Transcript Web Science: Searching the web

WEB SCIENCE:
SEARCHING THE WEB
Basic Terms
• Search engine
• Software that finds information on the Internet or World Wide Web
• Web crawler
• An automated program that surfs the web and indexes and/or
copies the website
• Also known as bots, web spiders, web robots
• Meta-tag
• Extra information that tags the HTML document
• <meta name="keywords" content="HTML,CSS,XML,JavaScript">
• HyperLink or Link
• A reference/link to another web page
How do you evaluate a search engine?
• Time taken to return results
• Number of results
• Quality of results
How does a web crawler work?
1. Start at a webpage
2. Download the HTML content
3. Search for the HTML link tags <a href=“URL”></a>
4. Repeat steps 2-3 for each of the links
5. When a website has been completely indexed, load and
crawl other websites
Parallel Web Crawling
• Speed up your web crawling by running on multiple
computers at the same time (i.e. parallel computing
• How often should you crawl the entire Internet?
• How many copies of the Internet should you keep?
• What are the different ways to index a webpage?
• Meta keywords
• Content
• Page rank (# links to page)
Basic Search Engine Algorithm
1. Crawl the Internet
2. Save meta keywords for every page
3. Save the content and popular words on the page
4. When somebody needs to find something, search for
matching keywords or content words
Problem:
• Nothing stops you from inserting your own keywords or
content that do not relate to the page’s *actual* content
PageRank Algorithm
1. Crawl the Internet
2. Save the content and index the contents’ popular words
3. Identify the links on the page
4. Each link to an already indexed page increases the
PageRank of that linked page
5. When somebody needs to find something, search for
matching keywords or content words, BUT rank the
search results according to PageRank
Problem: Create a bunch of websites that link to a single
specific page (http://en.wikipedia.org/wiki/Google_bomb)
Shallow Web vs.

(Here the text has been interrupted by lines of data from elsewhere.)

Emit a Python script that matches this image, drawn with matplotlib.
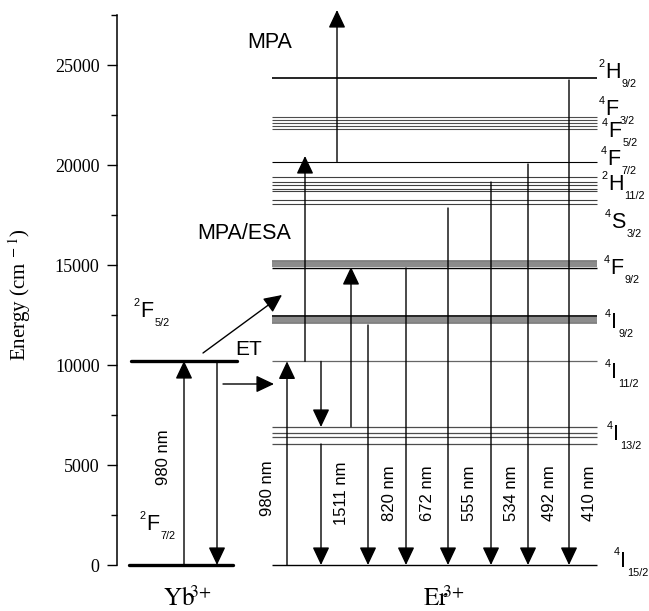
import matplotlib
matplotlib.use('Agg')
import matplotlib.pyplot as plt

plt.rcParams['font.family'] = 'Liberation Sans'
plt.rcParams['mathtext.fontset'] = 'stix'

SERIF = 'Liberation Serif'

# Niveaux d'énergie (cm-1)
yb_levels = [0, 10200]
er_2h92 = [24365]
er_4f32_52 = [22380, 22250, 22110, 21960, 21800]
er_4f72 = [20170]
er_2h112 = [19385, 19150, 18985, 18825, 18700]
er_4s32 = [18235, 18035]
er_4f92 = [15210, 15130, 15050, 14970, 14870]
er_4i92 = [12430, 12340, 12250, 12170, 12090]
er_4i112 = [10180]
er_4i132 = [6917, 6617, 6417, 6050]
er_4i152 = [0]

# Transitions radiatives vers 4I15/2 : longueur d'onde et niveau de départ
emission_nm = ['1511', '820', '672', '555', '534', '492', '410']
emission_from = [6050, 12000, 14850, 17850, 19150, 20050, 24250]
emission_x = [321, 368, 406, 448, 491, 528, 569]

# Absorptions / transferts
yb_pump = (0, 10200)
er_pump = (0, 10180)
er_relax = (10180, 6900)
esa_1 = (6917, 14900)
esa_2 = (10180, 20450)
mpa = (20170, 27750)
et_horiz = (9050, 9050)
et_diag = (10600, 13500)

fig = plt.figure(figsize=(6.49, 6.11), dpi=100)
ax = fig.add_axes([117 / 649, 6 / 611, 532 / 649, 600 / 611])
ax.set_xlim(117, 649)
ax.set_ylim(-2000, 28000)

for s in ['top', 'right', 'bottom']:
    ax.spines[s].set_visible(False)
ax.spines['left'].set_bounds(0, 27500)
ax.spines['left'].set_linewidth(1.1)
ax.set_xticks([])
ax.set_yticks(range(0, 25001, 5000))
ax.set_yticks(range(2500, 27501, 5000), minor=True)
ax.tick_params(axis='y', which='major', direction='out', length=7.5, width=1.0,
               labelsize=13, pad=5)
ax.tick_params(axis='y', which='minor', direction='out', length=4.5, width=1.0)
for lab in ax.get_yticklabels():
    lab.set_fontfamily(SERIF)

ax.set_ylabel(r'Energy (cm$^{\ -1}$)', fontsize=15, family=SERIF)
ax.yaxis.set_label_coords(-0.158, 0.517)

# Niveaux Yb3+
ax.hlines(yb_levels[0], 129, 233, color='k', lw=2.4, capstyle='round')
ax.hlines(yb_levels[1], 131, 237, color='k', lw=2.4, capstyle='round')

# Niveaux Er3+
x0, x1 = 272, 597
ax.hlines(er_2h92, x0, x1, color='k', lw=1.2)
ax.hlines(er_4f32_52, x0, x1, color='0.3', lw=0.8)
ax.hlines(er_4f72, x0, x1, color='k', lw=0.8)
ax.hlines(er_2h112, x0, x1, color='0.25', lw=0.8)
ax.hlines(er_4s32, x0, x1, color='0.25', lw=0.8)
ax.hlines(er_4f92[:-1], x0, x1, color='0.5', lw=1.3)
ax.hlines(er_4f92[-1], x0, x1, color='k', lw=1.0)
ax.hlines(er_4i92[0], x0, x1, color='k', lw=1.2)
ax.hlines(er_4i92[1:], x0, x1, color='0.5', lw=1.3)
ax.hlines(er_4i112, x0, x1, color='0.4', lw=0.9)
ax.hlines(er_4i132, x0, x1, color='0.3', lw=0.9)
ax.hlines(er_4i152, x0, x1, color='k', lw=1.0)


def arrow(x, e, xe=None):
    # e = (depart, arrivee)
    xs = x if xe is None else xe[0]
    xt = x if xe is None else xe[1]
    ax.annotate('', xy=(xt, e[1]), xytext=(xs, e[0]),
                arrowprops=dict(arrowstyle='-|>,head_length=1.1,head_width=0.52',
                                mutation_scale=10, color='k', lw=1.0,
                                shrinkA=0, shrinkB=0))


def level_label(x, e, sup, letter, sub, size=15.5, small=7.8):
    t = ax.text(x, e, letter, ha='left', va='baseline', fontsize=size)
    ax.annotate(sup, xy=(0, e), xycoords=(t, 'data'), xytext=(-0.5, 8),
                textcoords='offset points', ha='right', va='baseline',
                fontsize=small)
    ax.annotate(sub, xy=(1, e), xycoords=(t, 'data'), xytext=(0.8, -6.5),
                textcoords='offset points', ha='left', va='baseline',
                fontsize=small)


# Yb3+
arrow(184, yb_pump)
arrow(217, yb_pump[::-1])
ax.text(164, 5375, '980 nm', rotation=90, ha='center', va='center', fontsize=12)
level_label(140, 12385, '2', 'F', '5/2')
level_label(146, 1750, '2', 'F', '7/2')

# Transfert d'énergie
arrow(None, et_horiz, xe=(223, 274))
arrow(None, et_diag, xe=(203, 282))
ax.text(235, 10500, 'ET', ha='left', va='baseline', fontsize=15)

# Er3+
arrow(287, er_pump)
ax.text(268, 3840, '980 nm', rotation=90, ha='center', va='center', fontsize=12)
arrow(321, er_relax)
arrow(351, esa_1)
arrow(305, esa_2)
arrow(337, mpa)
for nm, e, x in zip(emission_nm, emission_from, emission_x):
    arrow(x, (e, 0))
    ax.text(x + 21, 3600, nm + ' nm', rotation=90, ha='center', va='center',
            fontsize=12)

ax.text(247, 25835, 'MPA', ha='left', va='baseline', fontsize=15.5)
ax.text(197, 16285, 'MPA/ESA', ha='left', va='baseline', fontsize=15.5)

level_label(605, 24335, '2', 'H', '9/2')
level_label(605, 22500, '4', 'F', '3/2')
level_label(608, 21415, '4', 'F', '5/2')
level_label(607, 20000, '4', 'F', '7/2')
level_label(608, 18750, '2', 'H', '11/2')
level_label(611, 16850, '4', 'S', '3/2')
level_label(610, 14550, '4', 'F', '9/2')
level_label(611, 11850, '4', 'I', '9/2')
level_label(611, 9350, '4', 'I', '11/2')
level_label(613, 6250, '4', 'I', '13/2')
level_label(620, -80, '4', 'I', '15/2')

ax.text(188, -2060, r'$\mathrm{Yb}^{\!\!3\!+}$', ha='center', va='baseline',
        fontsize=18)
ax.text(444, -2020, r'$\mathrm{Er}^{\!\!3\!+}$', ha='center', va='baseline',
        fontsize=18)

fig.savefig('out.png', dpi=100)
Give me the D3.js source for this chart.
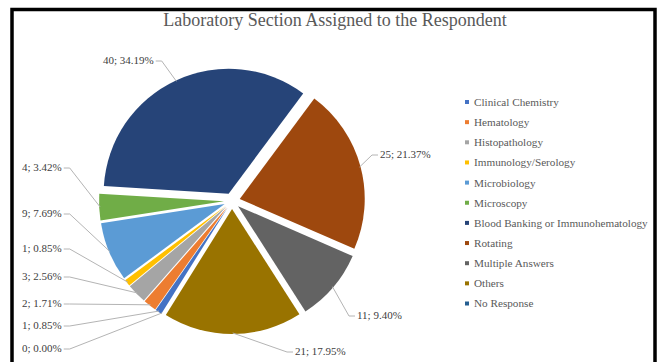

Deep Web
• Shallow web
• Websites and content that are easily visible to “dumb search
engines”
• Content publicly links to other content
• Shallow web content tends to be static content (unchanging)
• Deep web
• Websites and content that tend to be dynamic and/or unlinked
• Private web sites
• Unlinked content
• Smarter search engines can crawl the deep web
Search Engine Optimization (SEO)
• Meta keywords
• Words the relate to your content
• Human-readible URLs
• i.e. avoid complicated dynamically created URLs
• Links to your page on other websites
• Page visits
• Others?
• White hat vs. black hat SEO
• White hats are the good guys. When would they be used?
• Black hats are the bad guys. When would they be used?
Search Engine Design
• Assumptions are key to design!
• Major problem in older search engines:
• People gamed the search results
• Results were not tailored to the user
• What assumptions does a typical search engine make
now? (i.e. what factors influence search today?)